Kadınların çoğu, buna “hayır” dediler. Bir kısmı, “böyle bir zayıflık kabulünden doğmuş olsa bile artık bunu ifade etmiyor, bana yapılmasından rahatsız olmam” dediler. Yine bir kısmı “kadın da aynı nezaketi erkeğe gösterebilir, ne var bunda” dediler. Yalnızca bir kadın, D., şöyle bir ifade kullandı: “Hala bir kadını böyle salakça şeylerle etkileyebileceğini sanan, köylü varoş bir erkektir bu.” B., mülakata katılan kadınların ekserisinin ortak görüşü sayabileceğimiz bir özet yapıyor: “Bu tip jestlerin orijininde kadının naif, hassas, kırılgan ve zayıf kabul etmelerinin yattığını düşünüyorum. Bununla birlikte, günümüzde bu davranışların aynı saikle sürdürüldüğünü sanmıyorum. Hatta bu incelikleri düşünen erkeklerin kadınları kendine haklar düzleminde en yakın gören gruptan olması mümkündür. Beni de bu davranışlar rahatsız etmiyor; bilakis, duruma bağlı olmakla birlikte, genellikle hoşuma gidiyor.” B.nin cevabı, alıntıladığımız Lewis argümanını düşündürüyor: Bir erkeğin ceketini vermesinden hoşlanan kadın, “hayır bu erkek seni aşağılıyor, hoşlanırsan sen köle ruhlu bir eksik-kadınsın” diyen propagandanın tesirinde kalırsa ne olur?

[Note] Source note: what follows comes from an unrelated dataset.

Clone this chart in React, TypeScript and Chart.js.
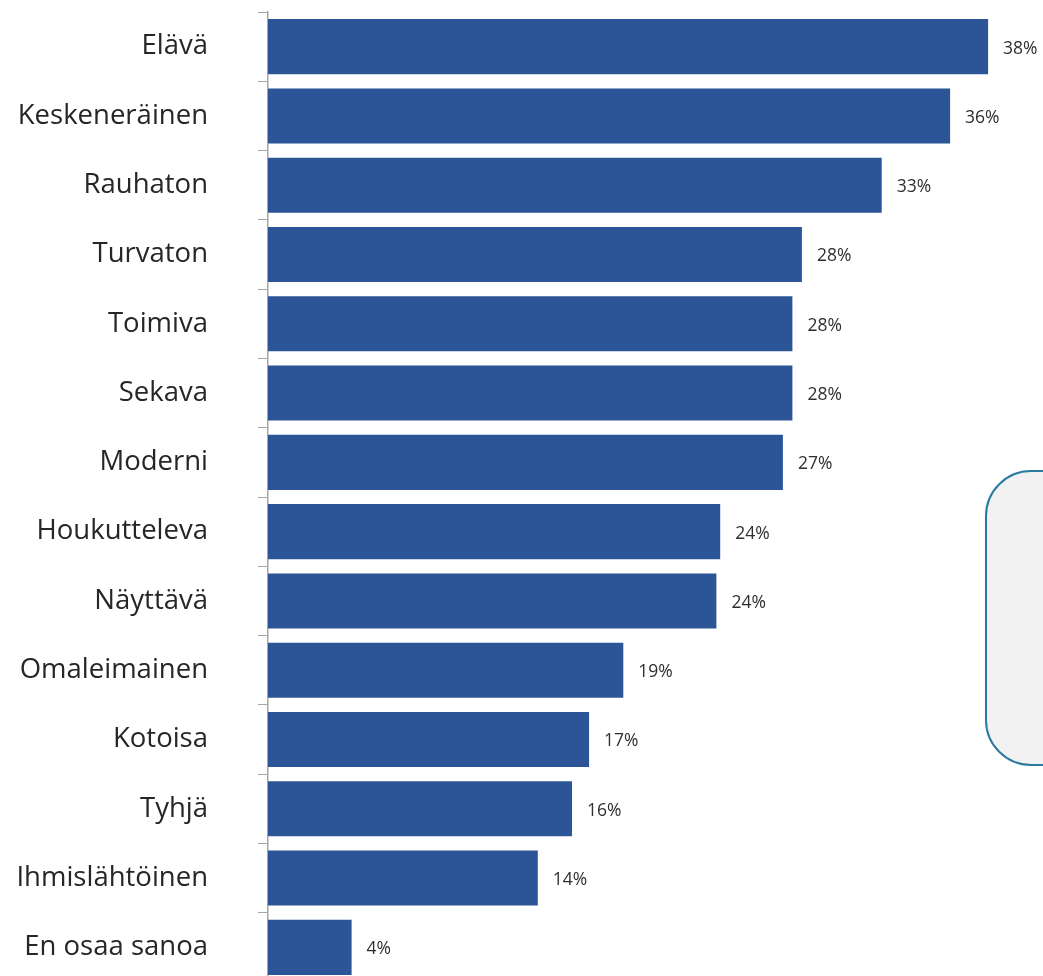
import React, { useEffect, useRef } from "react";
import { Chart, registerables } from "chart.js";

Chart.register(...registerables);

const categories = [
  "Elävä",
  "Keskeneräinen",
  "Rauhaton",
  "Turvaton",
  "Toimiva",
  "Sekava",
  "Moderni",
  "Houkutteleva",
  "Näyttävä",
  "Omaleimainen",
  "Kotoisa",
  "Tyhjä",
  "Ihmislähtöinen",
  "En osaa sanoa",
];

const values = [37.9, 35.9, 32.3, 28.1, 27.6, 27.6, 27.1, 23.8, 23.6, 18.7, 16.9, 16.0, 14.2, 4.4];

const valueLabels = ["38%", "36%", "33%", "28%", "28%", "28%", "27%", "24%", "24%", "19%", "17%", "16%", "14%", "4%"];

const FONT = "'Open Sans', Lato, sans-serif";

const labelPlugin = {
  id: "valueLabels",
  afterDatasetsDraw(chart: any) {
    const { ctx } = chart;
    const meta = chart.getDatasetMeta(0);
    ctx.save();
    ctx.font = `17.5px ${FONT}`;
    ctx.fillStyle = "#2F2F2F";
    ctx.textAlign = "left";
    ctx.textBaseline = "middle";
    meta.data.forEach((bar: any, i: number) => {
      ctx.fillText(valueLabels[i], bar.x + 15, bar.y + 2);
    });
    ctx.restore();
  },
};

export default function App() {
  const ref = useRef<HTMLCanvasElement | null>(null);

  useEffect(() => {
    if (!ref.current) return;
    const chart = new Chart(ref.current, {
      type: "bar",
      data: {
        labels: categories,
        datasets: [
          {
            data: values,
            backgroundColor: "#2B5597",
            borderWidth: 0,
            barPercentage: 0.795,
            categoryPercentage: 1,
          },
        ],
      },
      options: {
        indexAxis: "y",
        animation: false,
        responsive: false,
        maintainAspectRatio: false,
        layout: { padding: { top: 12, bottom: 8, right: 15, left: 0 } },
        plugins: {
          legend: { display: false },
          tooltip: { enabled: false },
        },
        scales: {
          x: {
            display: false,
            min: 0,
            max: 40,
          },
          y: {
            afterFit: (scale: any) => {
              scale.width = 268;
              scale.paddingTop = 0;
              scale.paddingBottom = 0;
            },
            grid: {
              drawOnChartArea: false,
              drawTicks: true,
              tickLength: 10,
              color: "#A6A6A6",
              offset: true,
            },
            border: { display: true, color: "#A6A6A6", width: 1.5 },
            ticks: {
              color: "#262626",
              padding: 50,
              font: { family: FONT, size: 27.5 },
            },
          },
        },
      },
      plugins: [labelPlugin],
    });
    return () => chart.destroy();
  }, []);

  return (
    <div
      style={{
        position: "fixed",
        left: 0,
        top: 0,
        width: 1043,
        height: 976,
        overflow: "hidden",
        background: "#ffffff",
      }}
    >
      <canvas ref={ref} width={1043} height={990} style={{ display: "block" }} />
      <div
        style={{
          position: "absolute",
          left: 985,
          top: 470,
          width: 120,
          height: 292,
          background: "#F2F2F2",
          border: "2.5px solid #2A7BA0",
          borderRadius: 46,
        }}
      />
    </div>
  );
}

Devamında kadınlara partnerinizin ne kadar “maskülen” görünüp davranmasını beklersiniz diye sorduk. Ortalama 3.6 çıktı. İlginç olan, en düşük seviye olan “1”i seçen hiçbir kadının bulunmaması. Maskülen sözcüğünün onlar için ne anlama geldiğini sorduğumuzda ise en çok tekrarlanan ifadeler:
Koruyucu
Kararlı
Sert
Centilmen (nazik, kibar, efendi, beyefendi)
Sorumluluk alan
Bu ifadelerden yalnızca “sert” sözcüğü olumsuz kabul edilebilir, fakat detaylı yorumlarında bu kelimeyi kullanan kadınların yalnız biri olumsuz bir bağlamda kullandı. Erkekler nasıl -ekseriyetle- feminen kadınlardan hoşlanıyorlarsa kadınların da maskülen erkeklerden hoşlanması doğaldır. Teorilerin bu doğal meyillerle savaşmak yerine bunların birbirini tamamlaması, geliştirmesi, yükseltmesi için çalışması gerekir. Bir erkeğin “sadık eş” araması zatında kötü değildir, bir kadının koruyucu eş araması da.
Son olarak kadınlara evvela “özel bir ilişki kurmayacağınız, sosyal ortamda karşılaştığınızda makbul bulacağınız ideal erkek”i anlatın dedik. Akabinde ideal partnerinizi tarif edin dedik. Maskülen sorusunda öne çıkanlar burada da kendini tekrar etti. Kadınların partner olmayacakları ama aynı ortamda olmaktan, birlikte çalışmaktan, siyaset yapmaktan vb. memnun olacakları erkek tipi ile ideal partner olarak gördükleri erkek tipi arasında bir fark olmadığını gördük. Bu iki soruyu sormaktaki maksadımız bir ayrışma olup olmadığını görmekti, o yüzden ideal erkekte aradıklarını beyan ettikleri özellikleri tek tek sıralamayacağız. Fakat klasik manada “maskülen” özellikleri nezaket ve ağırbaşlılıkla birleştiren erkeklerin ittifakla makbul bulunduğunu bir kez daha görmüş olduk.
Siyasete soyunan Türk milliyetçilerinin bu çalışmayı dikkate almasını temenni ediyoruz. Görünüşe göre en sorunlu alanlardan birisi, kadınların aileleriyle ilişkisi. Türk milliyetçisi erkeklerin, ailelerinden erkek çocukların aldığı desteği ve anlayışı görmekte eksik kalan kadınlara ikinci bir aile olmayı başarmaları lazım. Bunu başarırlarsa Türk kadınları onları iktidara taşıyacaktır.